La vocation d’un bâtiment institutionnel comme le pavillon Roger-Gaudry est de servir à plusieurs générations. Les solutions trouvées une année peuvent devenir les problèmes de la suivante, si les normes et techniques de construction changent, par exemple.

Une telle situation s’est produite au cours de l’édification même du pavillon Roger-Gaudry, de 1924 à 1943, qui a connu une période d’arrêt de 10 ans à la suite du krach boursier de 1929.

« Un ouvrier a commencé à travailler au chantier de Roger-Gaudry et sa femme a accouché ; quand il a terminé, c’est l’épouse de son enfant qui a accouché », ironise M. Vinet quant à la durée des travaux de l’époque

Pour son homologue M. Boilard, tout bâtiment institutionnel doit effectivement construire du neuf dans une enveloppe vieillissante.
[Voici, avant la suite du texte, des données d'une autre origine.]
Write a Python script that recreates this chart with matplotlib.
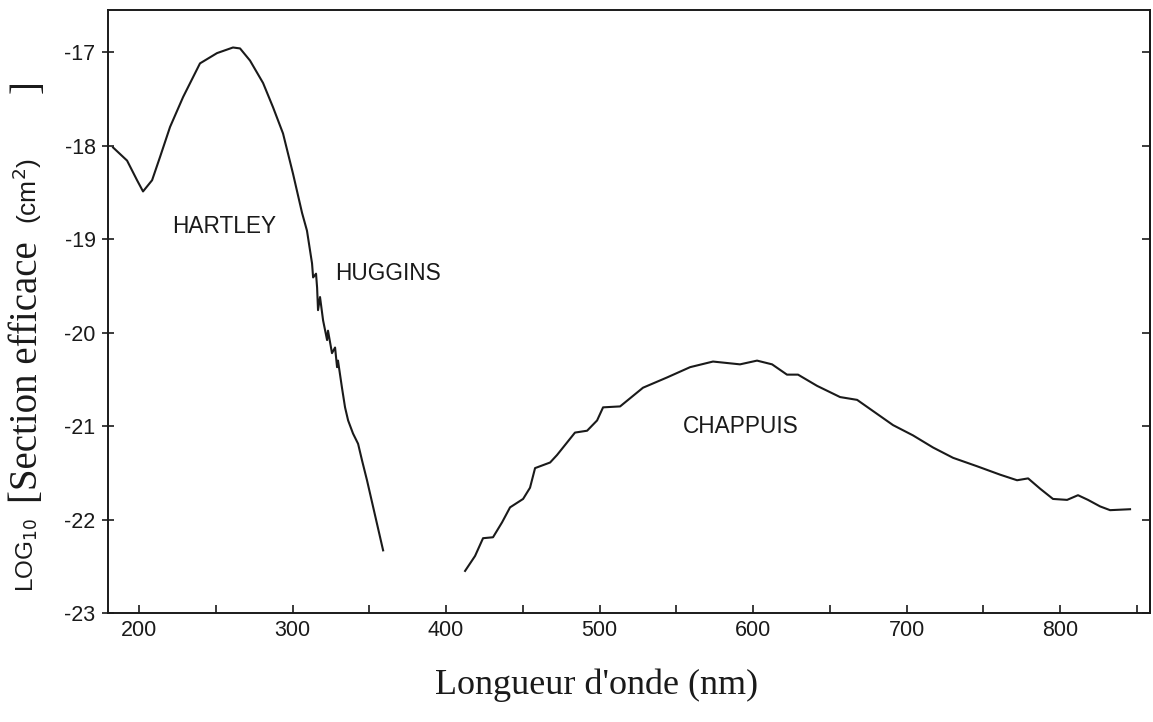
import matplotlib
matplotlib.use('Agg')
import matplotlib.pyplot as plt

plt.rcParams['axes.unicode_minus'] = False

# Hartley + Huggins bands: wavelength (nm) and log10 cross section (cm2)
uv_nm = [183.1, 192.2, 198.7, 202.6, 208.5, 213.7, 220.2, 228.7, 239.7, 250.8,
         261.2, 265.8, 272.3, 280.8, 287.3, 293.8, 300.3, 306.2, 309.4, 312.7,
         313.4, 315.3, 316.0, 316.6, 317.9, 319.9, 322.5, 323.1, 325.7, 327.7,
         329.0, 329.6, 332.2, 334.2, 336.2, 339.4, 342.7, 345.3, 348.5, 359.0]
uv_log = [-18.02, -18.16, -18.37, -18.49, -18.37, -18.12, -17.80, -17.48, -17.12, -17.01,
          -16.95, -16.96, -17.09, -17.33, -17.59, -17.87, -18.30, -18.72, -18.91, -19.26,
          -19.41, -19.37, -19.52, -19.76, -19.62, -19.87, -20.08, -19.98, -20.22, -20.16,
          -20.37, -20.30, -20.59, -20.80, -20.94, -21.08, -21.19, -21.37, -21.58, -22.33]

# Chappuis band
vis_nm = [412.4, 418.9, 424.1, 430.6, 436.5, 441.7, 450.2, 454.7, 458.0, 467.8,
          472.3, 484.0, 491.9, 498.4, 502.3, 513.4, 528.3, 544.0, 559.0, 573.9,
          591.5, 602.6, 612.4, 622.1, 629.3, 641.7, 656.7, 667.8, 678.2, 691.2,
          704.2, 717.3, 730.3, 745.9, 760.9, 772.0, 779.2, 787.0, 795.4, 804.6,
          811.7, 818.2, 826.1, 832.6, 845.6]
vis_log = [-22.55, -22.39, -22.20, -22.19, -22.03, -21.87, -21.78, -21.66, -21.45, -21.39,
           -21.31, -21.07, -21.05, -20.94, -20.80, -20.79, -20.59, -20.48, -20.37, -20.31,
           -20.34, -20.30, -20.34, -20.45, -20.45, -20.57, -20.69, -20.72, -20.84, -20.99,
           -21.10, -21.23, -21.34, -21.43, -21.52, -21.58, -21.56, -21.67, -21.78, -21.79,
           -21.74, -21.79, -21.86, -21.90, -21.89]

band_names = ['HARTLEY', 'HUGGINS', 'CHAPPUIS']
band_x = [221.5, 327.7, 554.4]
band_y = [-18.87, -19.37, -21.01]

xticks = [200, 300, 400, 500, 600, 700, 800]
xminor = [250, 350, 450, 550, 650, 750, 850]
yticks = [-23, -22, -21, -20, -19, -18, -17]

sans = 'Liberation Sans'
serif = 'Liberation Serif'
ink = '#1a1a1a'

fig = plt.figure(figsize=(11.53, 7.22), dpi=100)
ax = fig.add_axes([0.0937, 0.151, 0.9037, 0.835])

ax.plot(uv_nm, uv_log, color=ink, lw=1.5)
ax.plot(vis_nm, vis_log, color=ink, lw=1.5)

for name, x, y in zip(band_names, band_x, band_y):
    ax.text(x, y, name, fontsize=16.3, family=sans, color=ink, ha='left', va='center')

ax.set_xlim(179.8, 858.6)
ax.set_ylim(-23, -16.55)
ax.set_xticks(xticks)
ax.set_xticks(xminor, minor=True)
ax.set_yticks(yticks)
ax.set_yticklabels([str(v) for v in yticks])

ax.tick_params(axis='x', which='both', direction='in', length=6, width=1.2,
               top=False, pad=5, labelsize=15.5, colors=ink)
ax.tick_params(axis='y', direction='inout', length=8, width=1.2, pad=5,
               labelsize=15.5, colors=ink)
for lab in ax.get_xticklabels() + ax.get_yticklabels():
    lab.set_family(sans)

for sp in ax.spines.values():
    sp.set_color(ink)
    sp.set_linewidth(1.4)

right = ax.secondary_yaxis('right')
right.set_yticks(yticks)
right.tick_params(direction='in', length=6, width=1.2, labelright=False, colors=ink)
right.spines['right'].set_linewidth(1.4)

fig.text(0.517, 0.051, "Longueur d'onde (nm)", fontsize=26, family=serif,
         color=ink, ha='center', va='center')

# y label: mixed sans / serif pieces, stacked bottom to top
lab_x = 0.024
fig.text(lab_x, 1 - 592 / 722, 'LOG$_{10}$', fontsize=17.5, family=sans, color=ink,
         rotation=90, rotation_mode='anchor', ha='left', va='center')
fig.text(lab_x, 1 - 503 / 722, '[Section efficace', fontsize=28, family=serif, color=ink,
         rotation=90, rotation_mode='anchor', ha='left', va='center')
fig.text(lab_x, 1 - 224 / 722, '(cm$^2$)', fontsize=19, family=sans, color=ink,
         rotation=90, rotation_mode='anchor', ha='left', va='center')
fig.text(lab_x, 1 - 80 / 722, ']', fontsize=28, family=serif, color=ink,
         rotation=90, rotation_mode='anchor', ha='right', va='center')

fig.savefig('out.png', dpi=100)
Les imprévus restent ainsi prévisibles. « Je peux garantir que toutes les surprises du chantier n’ont pas encore été découvertes », assure-t-il.

Les deux responsables mentionnent aussi la flambée « hors-norme » des prix de matériaux de construction des suites de la crise sanitaire qui a fait surgir un certain nombre d’imprévus, notamment en 2023. Des estimations de coûts étaient faites un mois et devenaient désuètes le mois suivant, selon M. Boilard.

Sur les treize fabricants de fenêtres mondiaux capables d’offrir un produit compatible avec les besoins du chantier, seuls deux ont soumis une candidature à l’appel d’offres public de l’Université, et un seul s’est révélé conforme aux exigences. « Notre fournisseur unique allait avec de telles hausses de prix que nous étions dans une situation difficile pour négocier, confie M. Vinet. Je n’ai jamais connu de telles hausses dans ma carrière. »

Dans l’industrie de la construction, le commanditaire acquitte les frais d’un projet d’infrastructure au moment où celui-ci se conclut, et non à l’avance. « J’installe une fenêtre par mois, je paie une fenêtre par mois », illustre M. Boilard. Des fluctuations de prix et de coûts peuvent encore survenir d’ici la conclusion des projets prévus pour le pavillon.